TLDR
- Brady Corp stock trades at $83.38 pre-market, up from $82.75 at close on Sept. 4, 2025.
- Q4 adjusted EPS reached a record $1.26, beating expectations of $1.24.
- Revenue rose 15.7% to $397.3M, with acquisitions adding 11.3% growth.
- Dividend raised for the 40th straight year; $96M returned to shareholders.
- Fiscal 2026 adjusted EPS outlook set between $4.85 and $5.15.
Brady Corp (NYSE: BRC) closed at $82.75 on September 4, 2025, gaining 6.5%, and traded at $83.38 pre-market on September 5th.
The rise followed strong Q4 results for the period ended July 31. The company reported adjusted earnings of $1.26 per share, up 5.9% from last year and above Wall Street’s $1.24 consensus. Reported EPS came in lower at $1.04, reflecting facility closure costs.
Revenue climbed 15.7% to $397.28 million, surpassing expectations of $386.87 million. Organic sales rose 2.4%, while acquisitions contributed 11.3%. Net income for the quarter reached $49.88 million.
Regional and Product Performance
The Americas and Asia delivered organic sales growth of 4.8% and 4.3% respectively, led by strong demand for wire identification products. Europe and Australia faced macroeconomic headwinds, with sales declining 1.3%.
Gross margin slipped to 50.4% from 51.6% a year ago, pressured by facility closure and reorganization expenses totaling $8.9 million. SG&A expenses grew to $117.9 million, or 29.7% of sales, compared to 27.2% in the prior year.

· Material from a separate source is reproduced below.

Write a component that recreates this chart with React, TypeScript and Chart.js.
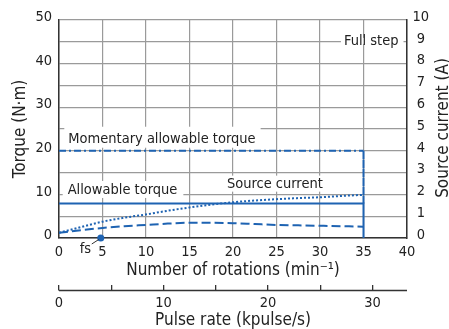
import React, { useEffect, useRef } from 'react';
import { Chart, registerables } from 'chart.js';

Chart.register(...registerables);

// ---- data ----
const rotations = [0, 2.5, 5, 7.5, 10, 12.5, 15, 17.5, 20, 22.5, 25, 27.5, 30, 32.5, 35];
const fullStepTorque = [1.2, 1.8, 2.3, 2.7, 3.0, 3.3, 3.5, 3.5, 3.4, 3.2, 3.0, 2.9, 2.8, 2.7, 2.6];
const sourceCurrent = [0.24, 0.5, 0.75, 0.93, 1.08, 1.25, 1.4, 1.53, 1.64, 1.72, 1.78, 1.83, 1.87, 1.93, 1.98];
const momentaryTorque = 20;
const allowableTorque = 7.9;
const maxRotation = 35;
const fsRotation = 4.8;
const torqueMax = 50;
const currentMax = 10;
const rotationMax = 40;
const pulseRateMax = 33.3;

const BLUE = '#1e63b2';
const TEXT = '#222222';
const GRID = '#9a9a9a';
const AXIS = '#333333';
const FONT = '"Liberation Sans Narrow", "DejaVu Sans Condensed", "Roboto Condensed", Roboto, sans-serif';

const annotationPlugin = {
  id: 'annotations',
  afterDatasetsDraw(chart: any) {
    const { ctx } = chart;
    const xs = chart.scales.x;
    const ys = chart.scales.y;
    const labels = [
      { text: 'Momentary allowable torque', x: 1.07, y: 21.85, box: [-4, -16, 5, 5] },
      { text: 'Allowable torque', x: 1.0, y: 10.1, box: [-5, -13, 6, 4] },
      { text: 'Source current', x: 19.3, y: 11.55, box: [-4, -12, 4, 4] },
      { text: 'Full step', x: 32.75, y: 44.3, box: [-3, -7, 5, -1] },
    ];
    ctx.save();
    ctx.font = `14.5px ${FONT}`;
    ctx.textBaseline = 'alphabetic';
    ctx.textAlign = 'left';
    for (const l of labels) {
      const px = xs.getPixelForValue(l.x);
      const py = ys.getPixelForValue(l.y);
      const w = ctx.measureText(l.text).width;
      ctx.fillStyle = '#ffffff';
      ctx.fillRect(px + l.box[0], py + l.box[1], w - l.box[0] + l.box[2], l.box[3] - l.box[1]);
      ctx.fillStyle = TEXT;
      ctx.fillText(l.text, px, py);
    }
    // fs label with leader line
    const fx = xs.getPixelForValue(fsRotation);
    const fy = ys.getPixelForValue(0);
    ctx.strokeStyle = AXIS;
    ctx.lineWidth = 1;
    ctx.beginPath();
    ctx.moveTo(fx - 2, fy + 1.5);
    ctx.lineTo(fx - 9, fy + 6);
    ctx.stroke();
    ctx.fillStyle = TEXT;
    ctx.fillText('fs', fx - 21, fy + 15);
    ctx.restore();
  },
  afterDraw(chart: any) {
    const { ctx, chartArea } = chart;
    const x2 = chart.scales.x2;
    ctx.save();
    // pulse-rate axis line (ticks point upward)
    ctx.strokeStyle = AXIS;
    ctx.lineWidth = 1.5;
    ctx.beginPath();
    ctx.moveTo(x2.left, x2.top + 5.5);
    ctx.lineTo(x2.right, x2.top + 5.5);
    ctx.stroke();
    // y-axis titles (both read bottom to top)
    const cy = (chartArea.top + chartArea.bottom) / 2;
    ctx.fillStyle = TEXT;
    ctx.font = `17px ${FONT}`;
    ctx.textAlign = 'center';
    ctx.textBaseline = 'alphabetic';
    ctx.translate(25, cy);
    ctx.rotate(-Math.PI / 2);
    ctx.fillText('Torque (N·m)', 0, 0);
    ctx.restore();
    ctx.save();
    ctx.fillStyle = TEXT;
    ctx.font = `17px ${FONT}`;
    ctx.textAlign = 'center';
    ctx.textBaseline = 'alphabetic';
    ctx.translate(447.5, cy - 1);
    ctx.rotate(-Math.PI / 2);
    ctx.fillText('Source current (A)', 0, 0);
    ctx.restore();
  },
};

export default function App() {
  const ref = useRef<HTMLCanvasElement | null>(null);
  useEffect(() => {
    if (!ref.current) return;
    Chart.defaults.font.family = FONT;
    Chart.defaults.color = TEXT;
    const tickFont = { size: 14.5, family: FONT };
    const chart = new Chart(ref.current, {
      type: 'line',
      data: {
        datasets: [
          {
            label: 'Momentary allowable torque',
            data: [
              { x: 0, y: momentaryTorque },
              { x: maxRotation, y: momentaryTorque },
              { x: maxRotation, y: allowableTorque },
            ],
            borderColor: BLUE,
            borderWidth: 2,
            pointRadius: 0,
            yAxisID: 'y',
            segment: { borderDash: (c: any) => (c.p0DataIndex === 0 ? [7, 3, 2, 3] : [6, 3]) },
          },
          {
            label: 'Allowable torque',
            data: [
              { x: 0, y: allowableTorque },
              { x: maxRotation, y: allowableTorque },
              { x: maxRotation, y: 0 },
            ],
            borderColor: BLUE,
            borderWidth: 2,
            pointRadius: 0,
            yAxisID: 'y',
          },
          {
            label: 'Full step torque',
            data: rotations.map((r, i) => ({ x: r, y: fullStepTorque[i] })),
            borderColor: BLUE,
            borderWidth: 2,
            borderDash: [9, 4],
            pointRadius: 0,
            cubicInterpolationMode: 'monotone',
            yAxisID: 'y',
          },
          {
            label: 'Source current',
            data: rotations.map((r, i) => ({ x: r, y: sourceCurrent[i] })),
            borderColor: BLUE,
            borderWidth: 2,
            borderDash: [2, 2],
            pointRadius: 0,
            cubicInterpolationMode: 'monotone',
            yAxisID: 'y1',
          },
          {
            label: 'fs',
            data: [{ x: fsRotation, y: 0 }],
            showLine: false,
            pointRadius: 3.5,
            pointBackgroundColor: BLUE,
            pointBorderWidth: 0,
            yAxisID: 'y',
            clip: false,
          },
        ],
      },
      options: {
        animation: false,
        responsive: false,
        devicePixelRatio: 1,
        layout: { padding: { top: 20, left: 0, right: 0, bottom: 0 } },
        plugins: { legend: { display: false }, tooltip: { enabled: false } },
        scales: {
          x: {
            type: 'linear',
            position: 'bottom',
            min: 0,
            max: rotationMax,
            afterFit: (s: any) => { s.height = 47; },
            ticks: { stepSize: 5, autoSkip: false, maxRotation: 0, padding: 6, font: tickFont, color: TEXT },
            grid: { color: GRID, lineWidth: 1.2, drawTicks: false },
            border: { display: true, color: AXIS, width: 1.5 },
            title: {
              display: true,
              text: 'Number of rotations (min⁻¹)',
              font: { size: 17, family: FONT },
              color: TEXT,
              padding: { top: 0, bottom: 3.8 },
            },
          },
          x2: {
            type: 'linear',
            position: 'bottom',
            min: 0,
            max: pulseRateMax,
            afterFit: (s: any) => { s.height = 44; },
            ticks: {
              stepSize: 5,
              includeBounds: false,
              autoSkip: false,
              maxRotation: 0,
              padding: 4,
              font: tickFont,
              color: TEXT,
              callback: (v: any) => (Number(v) % 10 === 0 ? String(v) : ''),
            },
            grid: { drawOnChartArea: false, drawTicks: true, tickLength: 5.5, color: AXIS, lineWidth: 1.3 },
            border: { display: false },
            title: {
              display: true,
              text: 'Pulse rate (kpulse/s)',
              font: { size: 17, family: FONT },
              color: TEXT,
              padding: { top: 0, bottom: -2.2 },
            },
          },
          y: {
            type: 'linear',
            position: 'left',
            min: 0,
            max: torqueMax,
            afterFit: (s: any) => { s.width = 59; },
            ticks: {
              stepSize: 5,
              autoSkip: false,
              padding: 7,
              labelOffset: -2.5,
              font: tickFont,
              color: TEXT,
              callback: (v: any) => (Number(v) % 10 === 0 ? String(v) : ''),
            },
            grid: { color: GRID, lineWidth: 1.2, drawTicks: false },
            border: { display: true, color: AXIS, width: 1.5 },
          },
          y1: {
            type: 'linear',
            position: 'right',
            min: 0,
            max: currentMax,
            afterFit: (s: any) => { s.width = 42; },
            ticks: {
              stepSize: 1,
              autoSkip: false,
              padding: 5.5,
              crossAlign: 'center',
              labelOffset: -3,
              font: tickFont,
              color: TEXT,
            },
            grid: { drawOnChartArea: false, drawTicks: false },
            border: { display: true, color: AXIS, width: 1.5 },
          },
        },
      },
      plugins: [annotationPlugin],
    } as any);
    return () => chart.destroy();
  }, []);
  return (
    <div style={{ position: 'fixed', left: 0, top: 0, width: 449, height: 329, background: '#fff' }}>
      <canvas ref={ref} width={449} height={329} style={{ display: 'block', width: 449, height: 329 }} />
    </div>
  );
}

Investments and Shareholder Returns
Brady increased R&D spending by 31% to $23.1 million in Q4, or 5.8% of sales, highlighting a strategic push into innovation. For the year, nearly $80 million was allocated to R&D, representing 5.3% of total sales.
The company continued rewarding shareholders, repurchasing 257,000 shares worth $17.7 million and declaring its 40th consecutive year of dividend increases. In total, $96 million was returned to shareholders through dividends and buybacks.
Cash Flow and Balance Sheet
Operating cash flow fell to $58.3 million from $84 million in the prior year, while free cash flow declined to $49.4 million from $73.2 million. The company attributed the drop to inventory buildup and restructuring costs. Brady ended the quarter with a net cash position of $74.6 million, providing financial flexibility despite near-term challenges.
Outlook for Fiscal 2026
For fiscal 2026, Brady projected GAAP EPS between $4.55 and $4.85, with adjusted EPS expected in the range of $4.85 to $5.15. However, management warned of potential $8 million to $12 million in tariff impacts that could pressure profitability.
Analysts remain optimistic, with a “strong buy” consensus and a 12-month price target of $87. Shares have risen 13.2% year-to-date, outpacing the S&P 500’s 10.6% return. Long-term, Brady’s consistent dividend growth and investment in innovation support its resilience, even as global headwinds persist.